Records for processing:
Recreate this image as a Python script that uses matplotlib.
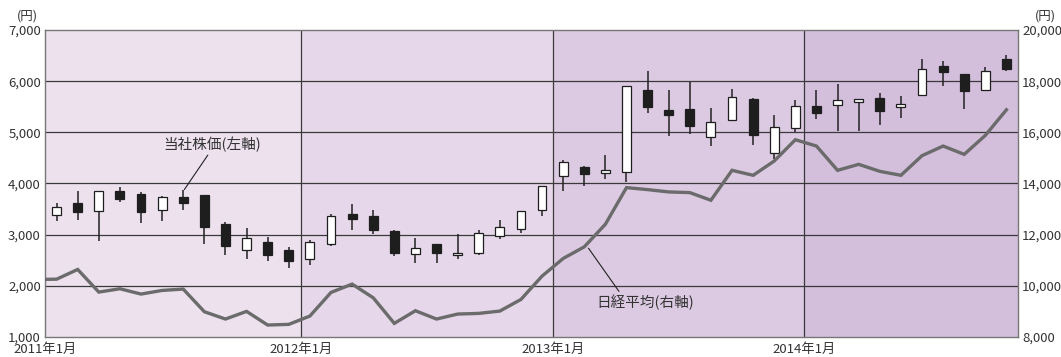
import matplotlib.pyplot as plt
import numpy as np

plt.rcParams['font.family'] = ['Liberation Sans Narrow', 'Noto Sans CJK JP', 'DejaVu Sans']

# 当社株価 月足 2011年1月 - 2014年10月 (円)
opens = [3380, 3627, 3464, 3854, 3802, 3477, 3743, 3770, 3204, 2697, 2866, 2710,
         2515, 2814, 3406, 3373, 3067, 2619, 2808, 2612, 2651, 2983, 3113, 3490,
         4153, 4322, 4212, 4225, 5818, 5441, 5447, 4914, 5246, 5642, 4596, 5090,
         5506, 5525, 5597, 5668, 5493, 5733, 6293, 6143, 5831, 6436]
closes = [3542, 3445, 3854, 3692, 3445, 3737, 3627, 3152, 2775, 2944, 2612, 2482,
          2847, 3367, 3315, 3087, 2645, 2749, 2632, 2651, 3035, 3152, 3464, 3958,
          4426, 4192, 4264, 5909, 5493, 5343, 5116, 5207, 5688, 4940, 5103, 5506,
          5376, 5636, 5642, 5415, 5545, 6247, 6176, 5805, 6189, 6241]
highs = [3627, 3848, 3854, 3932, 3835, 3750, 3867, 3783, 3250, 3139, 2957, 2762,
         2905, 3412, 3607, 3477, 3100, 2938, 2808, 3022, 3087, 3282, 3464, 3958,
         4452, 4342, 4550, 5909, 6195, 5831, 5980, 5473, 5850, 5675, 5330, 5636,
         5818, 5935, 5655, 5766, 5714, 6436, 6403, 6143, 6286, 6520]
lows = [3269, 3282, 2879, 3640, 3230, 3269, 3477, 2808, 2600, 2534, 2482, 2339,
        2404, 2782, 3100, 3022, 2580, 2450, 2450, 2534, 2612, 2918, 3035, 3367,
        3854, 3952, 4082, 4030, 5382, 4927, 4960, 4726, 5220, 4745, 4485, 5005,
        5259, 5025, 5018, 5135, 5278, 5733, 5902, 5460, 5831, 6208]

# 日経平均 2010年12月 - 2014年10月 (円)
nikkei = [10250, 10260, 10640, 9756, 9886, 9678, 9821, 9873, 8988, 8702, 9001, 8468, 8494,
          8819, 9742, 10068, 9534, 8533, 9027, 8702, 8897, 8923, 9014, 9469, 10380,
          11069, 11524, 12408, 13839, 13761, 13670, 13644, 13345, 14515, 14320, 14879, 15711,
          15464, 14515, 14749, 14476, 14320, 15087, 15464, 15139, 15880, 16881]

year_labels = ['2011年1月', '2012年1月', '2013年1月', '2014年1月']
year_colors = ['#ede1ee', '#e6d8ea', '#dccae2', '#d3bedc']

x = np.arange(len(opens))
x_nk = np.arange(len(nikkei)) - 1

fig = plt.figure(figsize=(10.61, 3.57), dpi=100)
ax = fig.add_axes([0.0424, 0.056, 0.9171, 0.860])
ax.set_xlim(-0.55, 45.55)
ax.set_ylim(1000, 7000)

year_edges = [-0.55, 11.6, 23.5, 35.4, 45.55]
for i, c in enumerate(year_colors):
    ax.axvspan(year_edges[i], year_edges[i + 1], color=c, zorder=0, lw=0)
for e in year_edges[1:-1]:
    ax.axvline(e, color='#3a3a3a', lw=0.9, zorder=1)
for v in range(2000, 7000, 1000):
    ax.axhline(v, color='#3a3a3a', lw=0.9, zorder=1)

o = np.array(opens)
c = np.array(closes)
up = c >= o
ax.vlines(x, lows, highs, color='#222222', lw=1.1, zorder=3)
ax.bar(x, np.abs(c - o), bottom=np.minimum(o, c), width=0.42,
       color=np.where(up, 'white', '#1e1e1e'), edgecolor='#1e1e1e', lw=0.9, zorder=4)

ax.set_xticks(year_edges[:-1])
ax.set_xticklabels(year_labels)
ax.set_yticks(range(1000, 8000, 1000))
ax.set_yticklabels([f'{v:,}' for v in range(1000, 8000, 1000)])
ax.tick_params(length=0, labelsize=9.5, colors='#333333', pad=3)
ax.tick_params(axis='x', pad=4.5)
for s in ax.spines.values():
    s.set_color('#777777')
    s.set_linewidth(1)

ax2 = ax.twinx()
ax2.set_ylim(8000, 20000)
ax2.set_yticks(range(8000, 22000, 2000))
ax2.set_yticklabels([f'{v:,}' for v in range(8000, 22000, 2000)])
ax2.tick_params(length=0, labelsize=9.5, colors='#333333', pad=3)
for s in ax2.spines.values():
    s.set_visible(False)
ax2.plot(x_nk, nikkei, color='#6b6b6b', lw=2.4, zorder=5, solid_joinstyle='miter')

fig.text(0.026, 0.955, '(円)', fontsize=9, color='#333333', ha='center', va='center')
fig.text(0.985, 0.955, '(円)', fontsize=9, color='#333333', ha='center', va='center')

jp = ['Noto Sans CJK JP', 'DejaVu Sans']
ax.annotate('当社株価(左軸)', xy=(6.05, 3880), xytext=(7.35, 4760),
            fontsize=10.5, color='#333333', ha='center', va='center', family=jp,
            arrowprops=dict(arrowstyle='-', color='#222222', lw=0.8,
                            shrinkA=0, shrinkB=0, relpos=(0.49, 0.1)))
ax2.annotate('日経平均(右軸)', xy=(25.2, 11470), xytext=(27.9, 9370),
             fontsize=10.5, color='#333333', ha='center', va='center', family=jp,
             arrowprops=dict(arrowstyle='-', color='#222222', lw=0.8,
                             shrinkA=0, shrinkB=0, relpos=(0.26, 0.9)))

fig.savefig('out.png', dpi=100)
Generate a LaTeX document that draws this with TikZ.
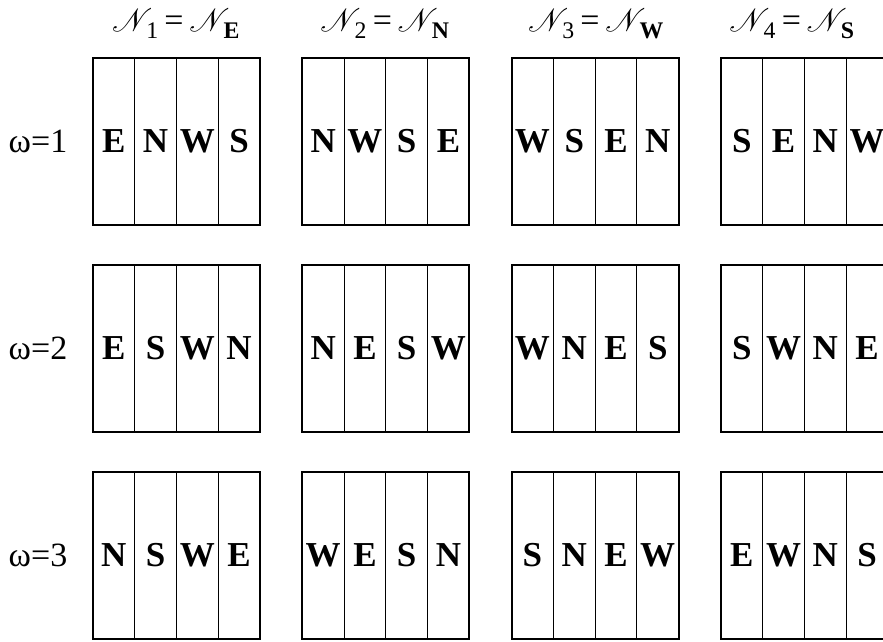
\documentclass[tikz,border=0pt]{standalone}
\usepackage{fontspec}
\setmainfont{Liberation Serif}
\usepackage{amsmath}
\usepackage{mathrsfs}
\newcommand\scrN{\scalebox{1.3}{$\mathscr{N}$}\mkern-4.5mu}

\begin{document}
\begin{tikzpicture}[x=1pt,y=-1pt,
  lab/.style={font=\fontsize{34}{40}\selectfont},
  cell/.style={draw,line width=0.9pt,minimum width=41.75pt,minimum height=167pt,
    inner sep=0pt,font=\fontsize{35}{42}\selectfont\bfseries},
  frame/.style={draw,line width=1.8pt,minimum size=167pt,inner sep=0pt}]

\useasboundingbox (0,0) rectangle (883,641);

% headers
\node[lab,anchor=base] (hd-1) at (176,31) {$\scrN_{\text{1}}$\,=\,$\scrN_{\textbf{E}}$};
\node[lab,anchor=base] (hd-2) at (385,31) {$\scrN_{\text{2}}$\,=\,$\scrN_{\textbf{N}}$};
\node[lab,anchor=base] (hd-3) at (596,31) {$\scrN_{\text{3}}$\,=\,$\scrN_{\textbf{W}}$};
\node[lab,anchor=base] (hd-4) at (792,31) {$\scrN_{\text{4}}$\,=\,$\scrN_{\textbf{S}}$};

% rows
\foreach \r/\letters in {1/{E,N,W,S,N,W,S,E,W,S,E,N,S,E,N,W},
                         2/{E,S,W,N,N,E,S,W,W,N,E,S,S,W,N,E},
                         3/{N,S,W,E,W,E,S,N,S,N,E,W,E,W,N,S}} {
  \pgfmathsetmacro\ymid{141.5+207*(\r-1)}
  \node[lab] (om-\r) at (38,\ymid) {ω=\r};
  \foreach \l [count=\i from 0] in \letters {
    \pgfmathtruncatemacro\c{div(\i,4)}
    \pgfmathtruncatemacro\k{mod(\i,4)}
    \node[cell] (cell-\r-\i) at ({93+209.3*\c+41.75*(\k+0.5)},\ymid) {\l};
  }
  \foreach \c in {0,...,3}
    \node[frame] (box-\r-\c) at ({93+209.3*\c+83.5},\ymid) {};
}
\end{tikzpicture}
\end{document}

Stated goal:
Say only how many lines in the records carry the word "that".

Response:
2